YOUR OBJECTIVE ::
Reproduce, please, the span of lines beginning at the line with "Reproduce this diagram with TikZ." and ending at the line with "(11.5,7) -- (517,7);", inclusive, minus any pictures.

RECORDED INFORMATION ::

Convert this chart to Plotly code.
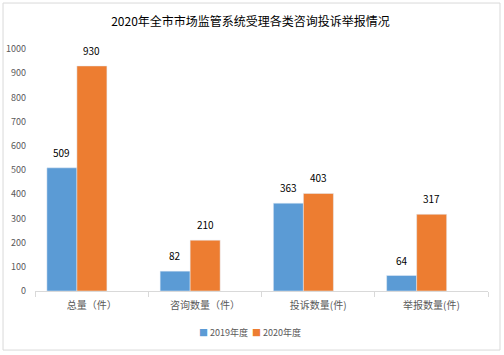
* * *
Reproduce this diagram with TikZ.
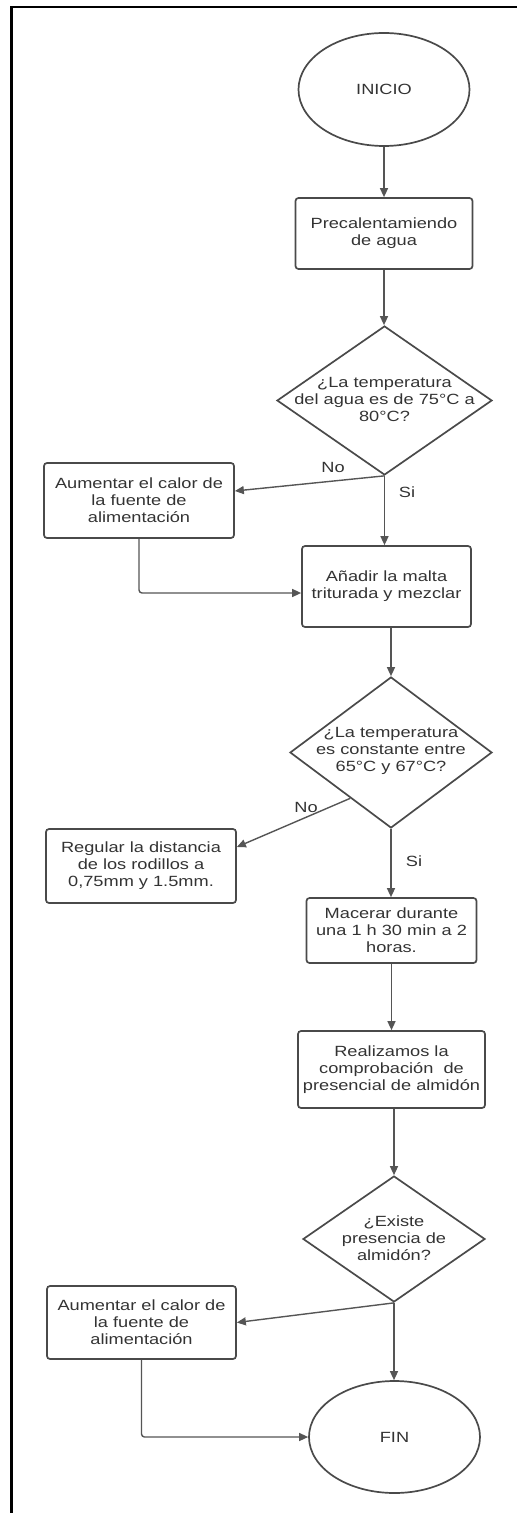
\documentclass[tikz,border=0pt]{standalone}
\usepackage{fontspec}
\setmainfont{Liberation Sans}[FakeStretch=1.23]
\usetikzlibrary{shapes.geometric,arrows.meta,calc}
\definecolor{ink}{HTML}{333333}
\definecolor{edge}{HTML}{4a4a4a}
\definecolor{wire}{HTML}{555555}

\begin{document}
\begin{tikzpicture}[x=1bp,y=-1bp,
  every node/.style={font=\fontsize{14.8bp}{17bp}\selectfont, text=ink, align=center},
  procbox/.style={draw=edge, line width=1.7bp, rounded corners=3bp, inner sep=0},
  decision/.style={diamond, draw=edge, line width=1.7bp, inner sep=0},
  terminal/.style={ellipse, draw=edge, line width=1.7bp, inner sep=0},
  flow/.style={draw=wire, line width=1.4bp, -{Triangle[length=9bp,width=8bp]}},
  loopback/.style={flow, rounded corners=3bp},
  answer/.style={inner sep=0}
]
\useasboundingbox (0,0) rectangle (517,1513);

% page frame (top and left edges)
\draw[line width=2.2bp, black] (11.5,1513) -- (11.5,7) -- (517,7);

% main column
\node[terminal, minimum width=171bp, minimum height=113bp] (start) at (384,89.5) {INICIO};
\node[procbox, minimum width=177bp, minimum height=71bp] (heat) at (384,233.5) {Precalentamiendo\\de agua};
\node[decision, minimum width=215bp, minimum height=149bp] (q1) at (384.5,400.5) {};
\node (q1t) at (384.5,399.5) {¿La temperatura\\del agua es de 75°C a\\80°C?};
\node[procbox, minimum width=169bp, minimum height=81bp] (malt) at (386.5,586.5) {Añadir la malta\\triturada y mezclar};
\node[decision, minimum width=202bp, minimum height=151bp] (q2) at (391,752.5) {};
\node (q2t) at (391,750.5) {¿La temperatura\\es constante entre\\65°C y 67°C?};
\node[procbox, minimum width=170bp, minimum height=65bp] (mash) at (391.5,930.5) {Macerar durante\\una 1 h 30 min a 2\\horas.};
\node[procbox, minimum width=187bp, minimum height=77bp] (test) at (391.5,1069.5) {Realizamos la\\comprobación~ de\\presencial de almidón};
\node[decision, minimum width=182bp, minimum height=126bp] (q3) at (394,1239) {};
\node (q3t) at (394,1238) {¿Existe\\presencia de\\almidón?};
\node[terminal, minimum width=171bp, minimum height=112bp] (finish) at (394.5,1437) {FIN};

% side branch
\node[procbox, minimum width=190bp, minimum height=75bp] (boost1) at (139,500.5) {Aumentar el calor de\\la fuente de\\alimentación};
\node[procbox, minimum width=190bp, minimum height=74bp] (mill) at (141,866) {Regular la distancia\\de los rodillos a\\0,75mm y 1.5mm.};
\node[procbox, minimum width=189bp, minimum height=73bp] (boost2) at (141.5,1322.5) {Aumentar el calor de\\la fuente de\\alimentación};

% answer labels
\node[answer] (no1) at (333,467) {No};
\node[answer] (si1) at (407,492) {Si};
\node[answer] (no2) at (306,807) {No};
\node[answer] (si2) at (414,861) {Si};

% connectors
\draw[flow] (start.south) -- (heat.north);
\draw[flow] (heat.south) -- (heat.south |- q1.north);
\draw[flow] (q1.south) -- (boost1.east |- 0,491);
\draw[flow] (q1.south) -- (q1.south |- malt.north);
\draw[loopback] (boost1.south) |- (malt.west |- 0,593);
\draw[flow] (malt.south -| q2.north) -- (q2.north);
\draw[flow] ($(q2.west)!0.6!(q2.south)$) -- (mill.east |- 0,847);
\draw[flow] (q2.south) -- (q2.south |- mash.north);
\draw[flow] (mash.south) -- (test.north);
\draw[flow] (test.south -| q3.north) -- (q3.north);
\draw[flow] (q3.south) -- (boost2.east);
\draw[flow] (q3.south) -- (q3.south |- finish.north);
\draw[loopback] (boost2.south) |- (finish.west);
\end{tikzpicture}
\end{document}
...
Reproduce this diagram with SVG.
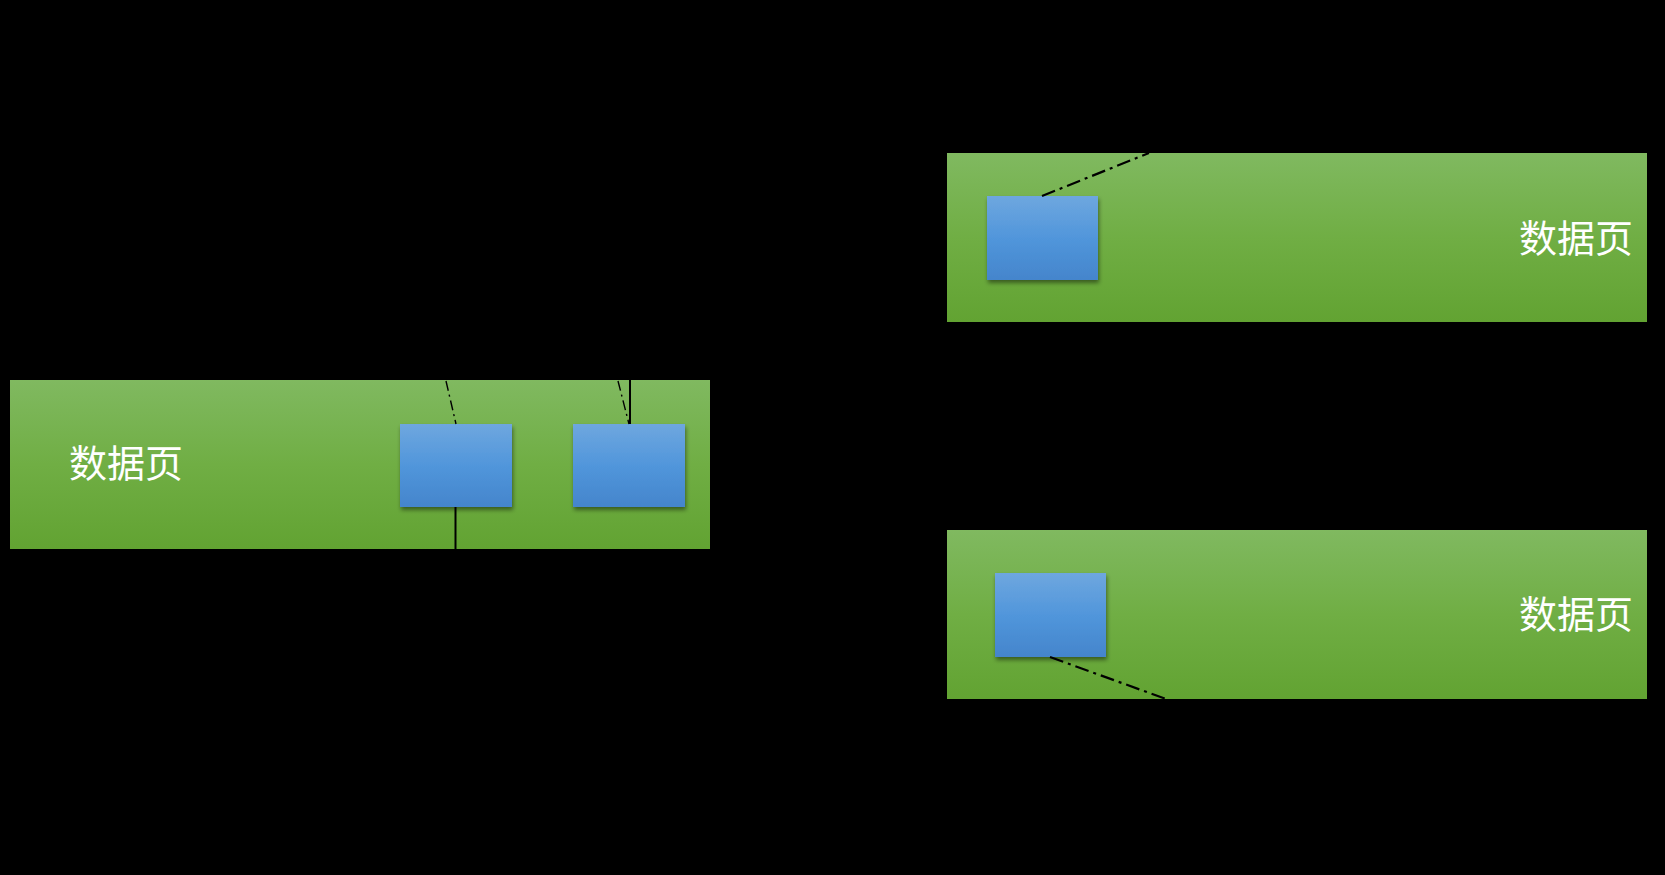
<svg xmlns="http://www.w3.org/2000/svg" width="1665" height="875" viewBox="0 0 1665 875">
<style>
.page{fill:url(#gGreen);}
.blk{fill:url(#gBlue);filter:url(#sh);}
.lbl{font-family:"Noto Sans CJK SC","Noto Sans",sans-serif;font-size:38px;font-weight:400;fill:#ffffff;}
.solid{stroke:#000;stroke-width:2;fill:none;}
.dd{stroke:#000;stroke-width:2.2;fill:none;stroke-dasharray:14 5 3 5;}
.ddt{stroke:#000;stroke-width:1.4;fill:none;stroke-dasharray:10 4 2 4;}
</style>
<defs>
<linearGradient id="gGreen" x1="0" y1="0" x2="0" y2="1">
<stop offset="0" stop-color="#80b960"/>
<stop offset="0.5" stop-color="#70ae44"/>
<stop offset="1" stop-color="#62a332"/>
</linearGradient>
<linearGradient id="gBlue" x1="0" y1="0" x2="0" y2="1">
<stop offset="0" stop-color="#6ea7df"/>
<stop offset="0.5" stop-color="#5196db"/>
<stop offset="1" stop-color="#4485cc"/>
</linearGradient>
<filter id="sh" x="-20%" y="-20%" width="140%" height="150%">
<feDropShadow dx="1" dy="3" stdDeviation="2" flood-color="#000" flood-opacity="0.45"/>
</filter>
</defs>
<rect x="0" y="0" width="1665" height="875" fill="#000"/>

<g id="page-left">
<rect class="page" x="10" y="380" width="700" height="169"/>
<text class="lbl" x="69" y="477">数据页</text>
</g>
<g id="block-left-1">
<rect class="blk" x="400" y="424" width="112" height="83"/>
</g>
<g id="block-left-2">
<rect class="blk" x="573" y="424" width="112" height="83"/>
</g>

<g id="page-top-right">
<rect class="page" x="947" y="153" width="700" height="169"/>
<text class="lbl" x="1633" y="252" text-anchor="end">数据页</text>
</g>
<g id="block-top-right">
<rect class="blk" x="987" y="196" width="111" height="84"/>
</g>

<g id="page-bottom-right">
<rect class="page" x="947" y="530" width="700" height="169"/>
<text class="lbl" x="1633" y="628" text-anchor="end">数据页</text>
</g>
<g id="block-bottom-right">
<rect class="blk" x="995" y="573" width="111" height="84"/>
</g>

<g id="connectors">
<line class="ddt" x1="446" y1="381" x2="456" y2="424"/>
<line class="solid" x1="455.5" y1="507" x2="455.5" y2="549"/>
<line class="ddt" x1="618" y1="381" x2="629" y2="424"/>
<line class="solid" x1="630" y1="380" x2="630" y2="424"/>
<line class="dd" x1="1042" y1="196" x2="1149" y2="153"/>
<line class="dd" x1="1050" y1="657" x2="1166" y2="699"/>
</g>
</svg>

CORRECT RESULT ::
Reproduce this diagram with TikZ.
\documentclass[tikz,border=0pt]{standalone}
\usepackage{fontspec}
\setmainfont{Liberation Sans}[FakeStretch=1.23]
\usetikzlibrary{shapes.geometric,arrows.meta,calc}
\definecolor{ink}{HTML}{333333}
\definecolor{edge}{HTML}{4a4a4a}
\definecolor{wire}{HTML}{555555}

\begin{document}
\begin{tikzpicture}[x=1bp,y=-1bp,
  every node/.style={font=\fontsize{14.8bp}{17bp}\selectfont, text=ink, align=center},
  procbox/.style={draw=edge, line width=1.7bp, rounded corners=3bp, inner sep=0},
  decision/.style={diamond, draw=edge, line width=1.7bp, inner sep=0},
  terminal/.style={ellipse, draw=edge, line width=1.7bp, inner sep=0},
  flow/.style={draw=wire, line width=1.4bp, -{Triangle[length=9bp,width=8bp]}},
  loopback/.style={flow, rounded corners=3bp},
  answer/.style={inner sep=0}
]
\useasboundingbox (0,0) rectangle (517,1513);

% page frame (top and left edges)
\draw[line width=2.2bp, black] (11.5,1513) -- (11.5,7) -- (517,7);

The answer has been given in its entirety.